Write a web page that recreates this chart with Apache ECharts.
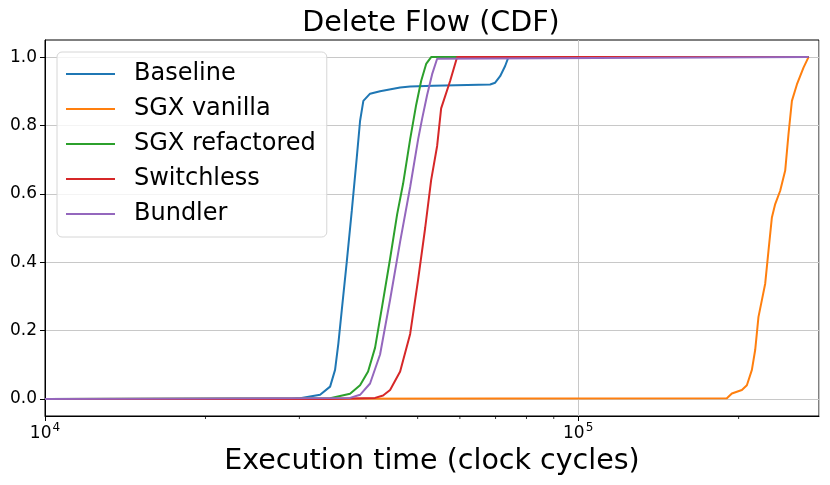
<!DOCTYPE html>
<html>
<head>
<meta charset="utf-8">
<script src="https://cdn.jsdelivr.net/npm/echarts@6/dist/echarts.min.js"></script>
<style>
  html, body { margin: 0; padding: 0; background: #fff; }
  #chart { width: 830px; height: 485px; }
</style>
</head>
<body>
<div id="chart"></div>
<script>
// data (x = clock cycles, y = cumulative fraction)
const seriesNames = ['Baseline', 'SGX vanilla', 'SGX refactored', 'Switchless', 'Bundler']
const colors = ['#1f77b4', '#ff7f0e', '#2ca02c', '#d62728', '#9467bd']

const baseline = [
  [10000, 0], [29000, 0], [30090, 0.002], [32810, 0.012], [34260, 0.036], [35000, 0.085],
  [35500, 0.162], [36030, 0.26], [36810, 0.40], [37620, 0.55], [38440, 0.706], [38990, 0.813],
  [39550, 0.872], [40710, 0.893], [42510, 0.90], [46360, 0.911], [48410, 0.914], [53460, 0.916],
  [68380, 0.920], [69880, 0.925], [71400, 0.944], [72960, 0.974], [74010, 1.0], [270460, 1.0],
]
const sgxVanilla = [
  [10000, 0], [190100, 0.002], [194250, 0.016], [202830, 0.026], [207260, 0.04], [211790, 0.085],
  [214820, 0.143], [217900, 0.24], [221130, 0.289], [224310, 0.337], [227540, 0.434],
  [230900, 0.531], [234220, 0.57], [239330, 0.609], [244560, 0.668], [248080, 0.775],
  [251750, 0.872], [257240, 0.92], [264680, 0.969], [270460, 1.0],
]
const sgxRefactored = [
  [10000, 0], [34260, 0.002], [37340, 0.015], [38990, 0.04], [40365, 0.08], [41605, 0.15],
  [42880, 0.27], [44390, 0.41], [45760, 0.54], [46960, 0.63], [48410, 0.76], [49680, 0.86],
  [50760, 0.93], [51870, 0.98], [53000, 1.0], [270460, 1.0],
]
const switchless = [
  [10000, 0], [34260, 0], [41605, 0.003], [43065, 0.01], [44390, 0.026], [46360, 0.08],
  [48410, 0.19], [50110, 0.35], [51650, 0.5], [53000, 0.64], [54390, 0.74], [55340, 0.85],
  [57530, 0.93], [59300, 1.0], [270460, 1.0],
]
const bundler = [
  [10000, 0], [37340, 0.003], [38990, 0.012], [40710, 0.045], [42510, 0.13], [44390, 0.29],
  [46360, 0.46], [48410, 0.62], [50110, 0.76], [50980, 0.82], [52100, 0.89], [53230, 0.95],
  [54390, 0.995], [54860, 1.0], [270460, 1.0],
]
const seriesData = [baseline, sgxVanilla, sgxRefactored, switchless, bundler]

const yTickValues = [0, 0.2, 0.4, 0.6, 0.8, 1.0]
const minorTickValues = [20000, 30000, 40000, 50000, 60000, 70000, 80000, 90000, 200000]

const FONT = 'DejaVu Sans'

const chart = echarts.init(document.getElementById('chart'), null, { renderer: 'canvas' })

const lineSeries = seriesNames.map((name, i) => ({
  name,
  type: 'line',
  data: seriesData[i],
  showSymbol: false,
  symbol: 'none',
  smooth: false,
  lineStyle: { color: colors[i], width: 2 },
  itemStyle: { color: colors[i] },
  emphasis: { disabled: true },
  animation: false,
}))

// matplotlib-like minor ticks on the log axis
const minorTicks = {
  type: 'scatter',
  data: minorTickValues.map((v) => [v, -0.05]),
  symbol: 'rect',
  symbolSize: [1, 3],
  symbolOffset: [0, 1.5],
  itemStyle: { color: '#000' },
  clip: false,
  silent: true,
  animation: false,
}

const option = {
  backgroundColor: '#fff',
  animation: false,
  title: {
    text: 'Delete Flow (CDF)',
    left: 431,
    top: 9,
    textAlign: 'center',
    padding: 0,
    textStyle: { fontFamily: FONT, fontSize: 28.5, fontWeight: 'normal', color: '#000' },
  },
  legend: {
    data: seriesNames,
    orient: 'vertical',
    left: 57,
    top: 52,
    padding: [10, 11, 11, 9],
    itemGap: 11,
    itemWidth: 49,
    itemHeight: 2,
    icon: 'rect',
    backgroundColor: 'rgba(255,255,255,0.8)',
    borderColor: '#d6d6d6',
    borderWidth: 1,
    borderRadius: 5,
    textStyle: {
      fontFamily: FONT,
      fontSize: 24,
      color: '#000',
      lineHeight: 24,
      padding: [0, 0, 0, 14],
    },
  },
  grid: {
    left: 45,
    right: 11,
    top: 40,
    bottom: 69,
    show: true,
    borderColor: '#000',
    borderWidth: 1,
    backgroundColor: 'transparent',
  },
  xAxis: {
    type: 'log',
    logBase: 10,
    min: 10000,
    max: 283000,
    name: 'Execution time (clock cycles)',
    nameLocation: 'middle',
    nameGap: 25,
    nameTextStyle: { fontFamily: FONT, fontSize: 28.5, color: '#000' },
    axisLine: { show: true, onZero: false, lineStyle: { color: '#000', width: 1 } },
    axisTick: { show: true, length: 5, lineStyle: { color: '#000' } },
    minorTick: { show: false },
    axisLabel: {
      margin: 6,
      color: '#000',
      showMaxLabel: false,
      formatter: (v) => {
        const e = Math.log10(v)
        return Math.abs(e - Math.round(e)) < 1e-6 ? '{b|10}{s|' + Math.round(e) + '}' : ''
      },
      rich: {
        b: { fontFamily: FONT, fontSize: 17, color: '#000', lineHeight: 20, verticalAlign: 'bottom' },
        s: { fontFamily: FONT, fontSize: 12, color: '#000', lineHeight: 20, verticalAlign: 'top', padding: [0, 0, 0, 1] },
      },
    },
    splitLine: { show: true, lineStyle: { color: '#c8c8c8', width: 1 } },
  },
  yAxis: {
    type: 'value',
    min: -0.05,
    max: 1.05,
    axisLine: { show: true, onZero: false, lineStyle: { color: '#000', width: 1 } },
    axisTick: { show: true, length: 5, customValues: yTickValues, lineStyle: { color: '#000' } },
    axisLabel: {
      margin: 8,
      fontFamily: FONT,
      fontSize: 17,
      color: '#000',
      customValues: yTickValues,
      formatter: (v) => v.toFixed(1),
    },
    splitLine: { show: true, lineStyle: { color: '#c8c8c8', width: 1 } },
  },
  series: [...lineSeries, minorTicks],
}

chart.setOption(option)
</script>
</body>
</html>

· · ·

DIRECTIVE » Give the material again exactly as it is, but keep the pictures out.

SOLVED EXERCISE »
Write a web page that recreates this chart with Apache ECharts.
<!DOCTYPE html>
<html>
<head>
<meta charset="utf-8">
<script src="https://cdn.jsdelivr.net/npm/echarts@6/dist/echarts.min.js"></script>
<style>
  html, body { margin: 0; padding: 0; background: #fff; }
  #chart { width: 830px; height: 485px; }
</style>
</head>
<body>
<div id="chart"></div>
<script>
// data (x = clock cycles, y = cumulative fraction)
const seriesNames = ['Baseline', 'SGX vanilla', 'SGX refactored', 'Switchless', 'Bundler']
const colors = ['#1f77b4', '#ff7f0e', '#2ca02c', '#d62728', '#9467bd']

const baseline = [
  [10000, 0], [29000, 0], [30090, 0.002], [32810, 0.012], [34260, 0.036], [35000, 0.085],
  [35500, 0.162], [36030, 0.26], [36810, 0.40], [37620, 0.55], [38440, 0.706], [38990, 0.813],
  [39550, 0.872], [40710, 0.893], [42510, 0.90], [46360, 0.911], [48410, 0.914], [53460, 0.916],
  [68380, 0.920], [69880, 0.925], [71400, 0.944], [72960, 0.974], [74010, 1.0], [270460, 1.0],
]
const sgxVanilla = [
  [10000, 0], [190100, 0.002], [194250, 0.016], [202830, 0.026], [207260, 0.04], [211790, 0.085],
  [214820, 0.143], [217900, 0.24], [221130, 0.289], [224310, 0.337], [227540, 0.434],
  [230900, 0.531], [234220, 0.57], [239330, 0.609], [244560, 0.668], [248080, 0.775],
  [251750, 0.872], [257240, 0.92], [264680, 0.969], [270460, 1.0],
]
const sgxRefactored = [
  [10000, 0], [34260, 0.002], [37340, 0.015], [38990, 0.04], [40365, 0.08], [41605, 0.15],
  [42880, 0.27], [44390, 0.41], [45760, 0.54], [46960, 0.63], [48410, 0.76], [49680, 0.86],
  [50760, 0.93], [51870, 0.98], [53000, 1.0], [270460, 1.0],
]
const switchless = [
  [10000, 0], [34260, 0], [41605, 0.003], [43065, 0.01], [44390, 0.026], [46360, 0.08],
  [48410, 0.19], [50110, 0.35], [51650, 0.5], [53000, 0.64], [54390, 0.74], [55340, 0.85],
  [57530, 0.93], [59300, 1.0], [270460, 1.0],
]
const bundler = [
  [10000, 0], [37340, 0.003], [38990, 0.012], [40710, 0.045], [42510, 0.13], [44390, 0.29],
  [46360, 0.46], [48410, 0.62], [50110, 0.76], [50980, 0.82], [52100, 0.89], [53230, 0.95],
  [54390, 0.995], [54860, 1.0], [270460, 1.0],
]
const seriesData = [baseline, sgxVanilla, sgxRefactored, switchless, bundler]

const yTickValues = [0, 0.2, 0.4, 0.6, 0.8, 1.0]
const minorTickValues = [20000, 30000, 40000, 50000, 60000, 70000, 80000, 90000, 200000]

const FONT = 'DejaVu Sans'

const chart = echarts.init(document.getElementById('chart'), null, { renderer: 'canvas' })

const lineSeries = seriesNames.map((name, i) => ({
  name,
  type: 'line',
  data: seriesData[i],
  showSymbol: false,
  symbol: 'none',
  smooth: false,
  lineStyle: { color: colors[i], width: 2 },
  itemStyle: { color: colors[i] },
  emphasis: { disabled: true },
  animation: false,
}))

// matplotlib-like minor ticks on the log axis
const minorTicks = {
  type: 'scatter',
  data: minorTickValues.map((v) => [v, -0.05]),
  symbol: 'rect',
  symbolSize: [1, 3],
  symbolOffset: [0, 1.5],
  itemStyle: { color: '#000' },
  clip: false,
  silent: true,
  animation: false,
}

const option = {
  backgroundColor: '#fff',
  animation: false,
  title: {
    text: 'Delete Flow (CDF)',
    left: 431,
    top: 9,
    textAlign: 'center',
    padding: 0,
    textStyle: { fontFamily: FONT, fontSize: 28.5, fontWeight: 'normal', color: '#000' },
  },
  legend: {
    data: seriesNames,
    orient: 'vertical',
    left: 57,
    top: 52,
    padding: [10, 11, 11, 9],
    itemGap: 11,
    itemWidth: 49,
    itemHeight: 2,
    icon: 'rect',
    backgroundColor: 'rgba(255,255,255,0.8)',
    borderColor: '#d6d6d6',
    borderWidth: 1,
    borderRadius: 5,
    textStyle: {
      fontFamily: FONT,
      fontSize: 24,
      color: '#000',
      lineHeight: 24,
      padding: [0, 0, 0, 14],
    },
  },
  grid: {
    left: 45,
    right: 11,
    top: 40,
    bottom: 69,
    show: true,
    borderColor: '#000',
    borderWidth: 1,
    backgroundColor: 'transparent',
  },
  xAxis: {
    type: 'log',
    logBase: 10,
    min: 10000,
    max: 283000,
    name: 'Execution time (clock cycles)',
    nameLocation: 'middle',
    nameGap: 25,
    nameTextStyle: { fontFamily: FONT, fontSize: 28.5, color: '#000' },
    axisLine: { show: true, onZero: false, lineStyle: { color: '#000', width: 1 } },
    axisTick: { show: true, length: 5, lineStyle: { color: '#000' } },
    minorTick: { show: false },
    axisLabel: {
      margin: 6,
      color: '#000',
      showMaxLabel: false,
      formatter: (v) => {
        const e = Math.log10(v)
        return Math.abs(e - Math.round(e)) < 1e-6 ? '{b|10}{s|' + Math.round(e) + '}' : ''
      },
      rich: {
        b: { fontFamily: FONT, fontSize: 17, color: '#000', lineHeight: 20, verticalAlign: 'bottom' },
        s: { fontFamily: FONT, fontSize: 12, color: '#000', lineHeight: 20, verticalAlign: 'top', padding: [0, 0, 0, 1] },
      },
    },
    splitLine: { show: true, lineStyle: { color: '#c8c8c8', width: 1 } },
  },
  yAxis: {
    type: 'value',
    min: -0.05,
    max: 1.05,
    axisLine: { show: true, onZero: false, lineStyle: { color: '#000', width: 1 } },
    axisTick: { show: true, length: 5, customValues: yTickValues, lineStyle: { color: '#000' } },
    axisLabel: {
      margin: 8,
      fontFamily: FONT,
      fontSize: 17,
      color: '#000',
      customValues: yTickValues,
      formatter: (v) => v.toFixed(1),
    },
    splitLine: { show: true, lineStyle: { color: '#c8c8c8', width: 1 } },
  },
  series: [...lineSeries, minorTicks],
}

chart.setOption(option)
</script>
</body>
</html>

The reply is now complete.